### Request
Give all the lines below again, exactly, with no pictures.

### Source data
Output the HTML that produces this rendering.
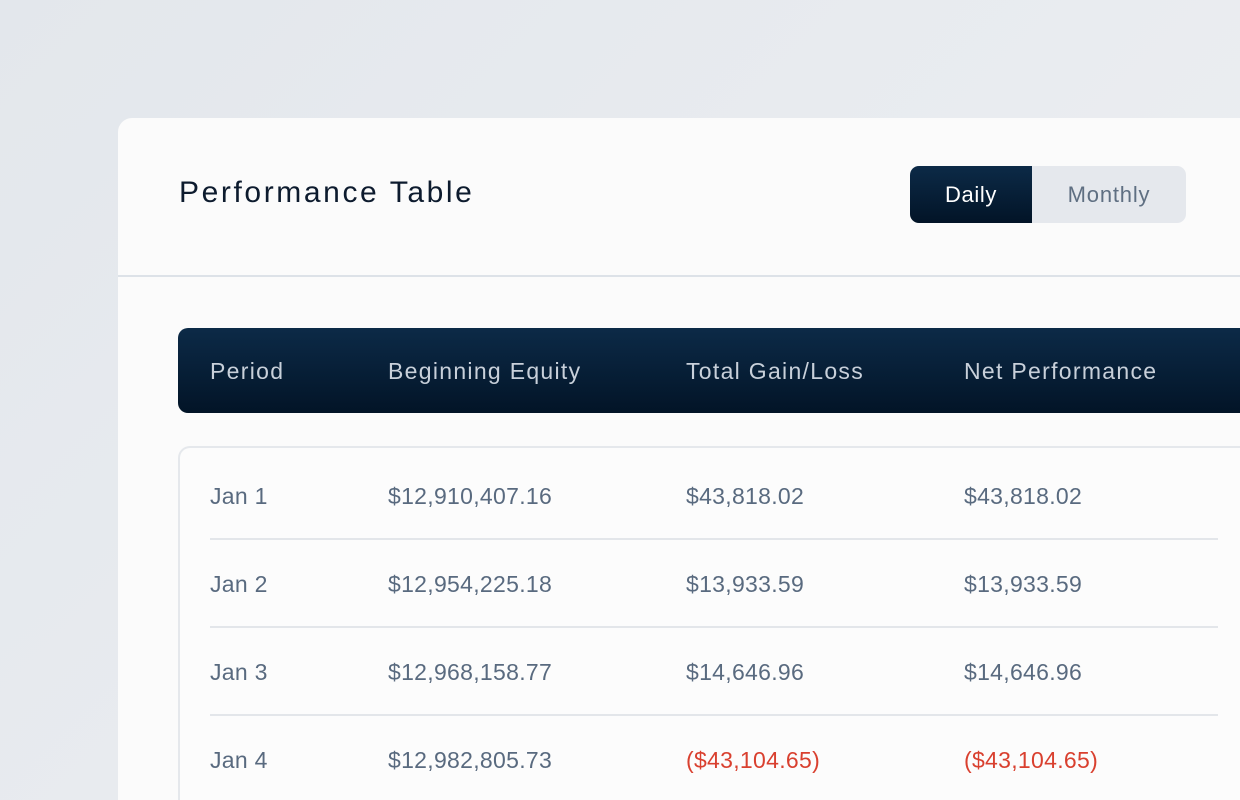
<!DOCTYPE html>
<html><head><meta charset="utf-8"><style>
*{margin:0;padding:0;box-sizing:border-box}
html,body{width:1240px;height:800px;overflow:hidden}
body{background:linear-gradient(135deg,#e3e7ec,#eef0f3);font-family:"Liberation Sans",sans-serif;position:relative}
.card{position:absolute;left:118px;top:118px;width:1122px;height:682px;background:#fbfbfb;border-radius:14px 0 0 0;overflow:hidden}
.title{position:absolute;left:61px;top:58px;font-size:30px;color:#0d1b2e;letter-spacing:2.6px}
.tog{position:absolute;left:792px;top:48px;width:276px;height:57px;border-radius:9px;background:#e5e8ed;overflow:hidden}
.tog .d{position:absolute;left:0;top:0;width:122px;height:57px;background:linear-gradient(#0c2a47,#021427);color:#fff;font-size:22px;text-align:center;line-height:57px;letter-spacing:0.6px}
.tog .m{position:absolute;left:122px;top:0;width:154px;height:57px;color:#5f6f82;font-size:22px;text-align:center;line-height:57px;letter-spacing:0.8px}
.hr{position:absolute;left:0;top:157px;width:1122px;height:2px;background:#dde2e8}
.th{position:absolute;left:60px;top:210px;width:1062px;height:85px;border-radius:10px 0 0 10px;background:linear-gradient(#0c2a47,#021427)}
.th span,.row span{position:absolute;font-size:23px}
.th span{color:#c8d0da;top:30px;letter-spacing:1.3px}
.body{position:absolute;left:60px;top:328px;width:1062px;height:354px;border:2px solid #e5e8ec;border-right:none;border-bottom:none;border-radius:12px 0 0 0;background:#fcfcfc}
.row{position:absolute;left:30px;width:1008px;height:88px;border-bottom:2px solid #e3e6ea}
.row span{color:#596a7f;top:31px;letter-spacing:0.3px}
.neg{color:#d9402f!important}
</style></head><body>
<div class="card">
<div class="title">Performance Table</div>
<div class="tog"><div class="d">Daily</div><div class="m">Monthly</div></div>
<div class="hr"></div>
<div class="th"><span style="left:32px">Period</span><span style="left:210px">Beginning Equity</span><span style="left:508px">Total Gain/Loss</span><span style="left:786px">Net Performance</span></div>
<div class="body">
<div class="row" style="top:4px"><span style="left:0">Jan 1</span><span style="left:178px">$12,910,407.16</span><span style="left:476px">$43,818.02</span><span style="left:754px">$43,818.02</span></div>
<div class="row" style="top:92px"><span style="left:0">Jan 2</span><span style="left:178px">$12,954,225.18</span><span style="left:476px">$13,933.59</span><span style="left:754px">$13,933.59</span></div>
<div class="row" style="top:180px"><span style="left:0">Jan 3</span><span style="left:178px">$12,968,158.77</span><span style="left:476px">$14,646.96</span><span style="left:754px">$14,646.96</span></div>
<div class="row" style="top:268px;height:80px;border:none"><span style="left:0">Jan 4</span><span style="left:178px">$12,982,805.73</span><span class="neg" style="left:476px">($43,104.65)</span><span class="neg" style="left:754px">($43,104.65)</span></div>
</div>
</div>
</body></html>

### Solved exercise
Output the HTML that produces this rendering.
<!DOCTYPE html>
<html><head><meta charset="utf-8"><style>
*{margin:0;padding:0;box-sizing:border-box}
html,body{width:1240px;height:800px;overflow:hidden}
body{background:linear-gradient(135deg,#e3e7ec,#eef0f3);font-family:"Liberation Sans",sans-serif;position:relative}
.card{position:absolute;left:118px;top:118px;width:1122px;height:682px;background:#fbfbfb;border-radius:14px 0 0 0;overflow:hidden}
.title{position:absolute;left:61px;top:58px;font-size:30px;color:#0d1b2e;letter-spacing:2.6px}
.tog{position:absolute;left:792px;top:48px;width:276px;height:57px;border-radius:9px;background:#e5e8ed;overflow:hidden}
.tog .d{position:absolute;left:0;top:0;width:122px;height:57px;background:linear-gradient(#0c2a47,#021427);color:#fff;font-size:22px;text-align:center;line-height:57px;letter-spacing:0.6px}
.tog .m{position:absolute;left:122px;top:0;width:154px;height:57px;color:#5f6f82;font-size:22px;text-align:center;line-height:57px;letter-spacing:0.8px}
.hr{position:absolute;left:0;top:157px;width:1122px;height:2px;background:#dde2e8}
.th{position:absolute;left:60px;top:210px;width:1062px;height:85px;border-radius:10px 0 0 10px;background:linear-gradient(#0c2a47,#021427)}
.th span,.row span{position:absolute;font-size:23px}
.th span{color:#c8d0da;top:30px;letter-spacing:1.3px}
.body{position:absolute;left:60px;top:328px;width:1062px;height:354px;border:2px solid #e5e8ec;border-right:none;border-bottom:none;border-radius:12px 0 0 0;background:#fcfcfc}
.row{position:absolute;left:30px;width:1008px;height:88px;border-bottom:2px solid #e3e6ea}
.row span{color:#596a7f;top:31px;letter-spacing:0.3px}
.neg{color:#d9402f!important}
</style></head><body>
<div class="card">
<div class="title">Performance Table</div>
<div class="tog"><div class="d">Daily</div><div class="m">Monthly</div></div>
<div class="hr"></div>
<div class="th"><span style="left:32px">Period</span><span style="left:210px">Beginning Equity</span><span style="left:508px">Total Gain/Loss</span><span style="left:786px">Net Performance</span></div>
<div class="body">
<div class="row" style="top:4px"><span style="left:0">Jan 1</span><span style="left:178px">$12,910,407.16</span><span style="left:476px">$43,818.02</span><span style="left:754px">$43,818.02</span></div>
<div class="row" style="top:92px"><span style="left:0">Jan 2</span><span style="left:178px">$12,954,225.18</span><span style="left:476px">$13,933.59</span><span style="left:754px">$13,933.59</span></div>
<div class="row" style="top:180px"><span style="left:0">Jan 3</span><span style="left:178px">$12,968,158.77</span><span style="left:476px">$14,646.96</span><span style="left:754px">$14,646.96</span></div>
<div class="row" style="top:268px;height:80px;border:none"><span style="left:0">Jan 4</span><span style="left:178px">$12,982,805.73</span><span class="neg" style="left:476px">($43,104.65)</span><span class="neg" style="left:754px">($43,104.65)</span></div>
</div>
</div>
</body></html>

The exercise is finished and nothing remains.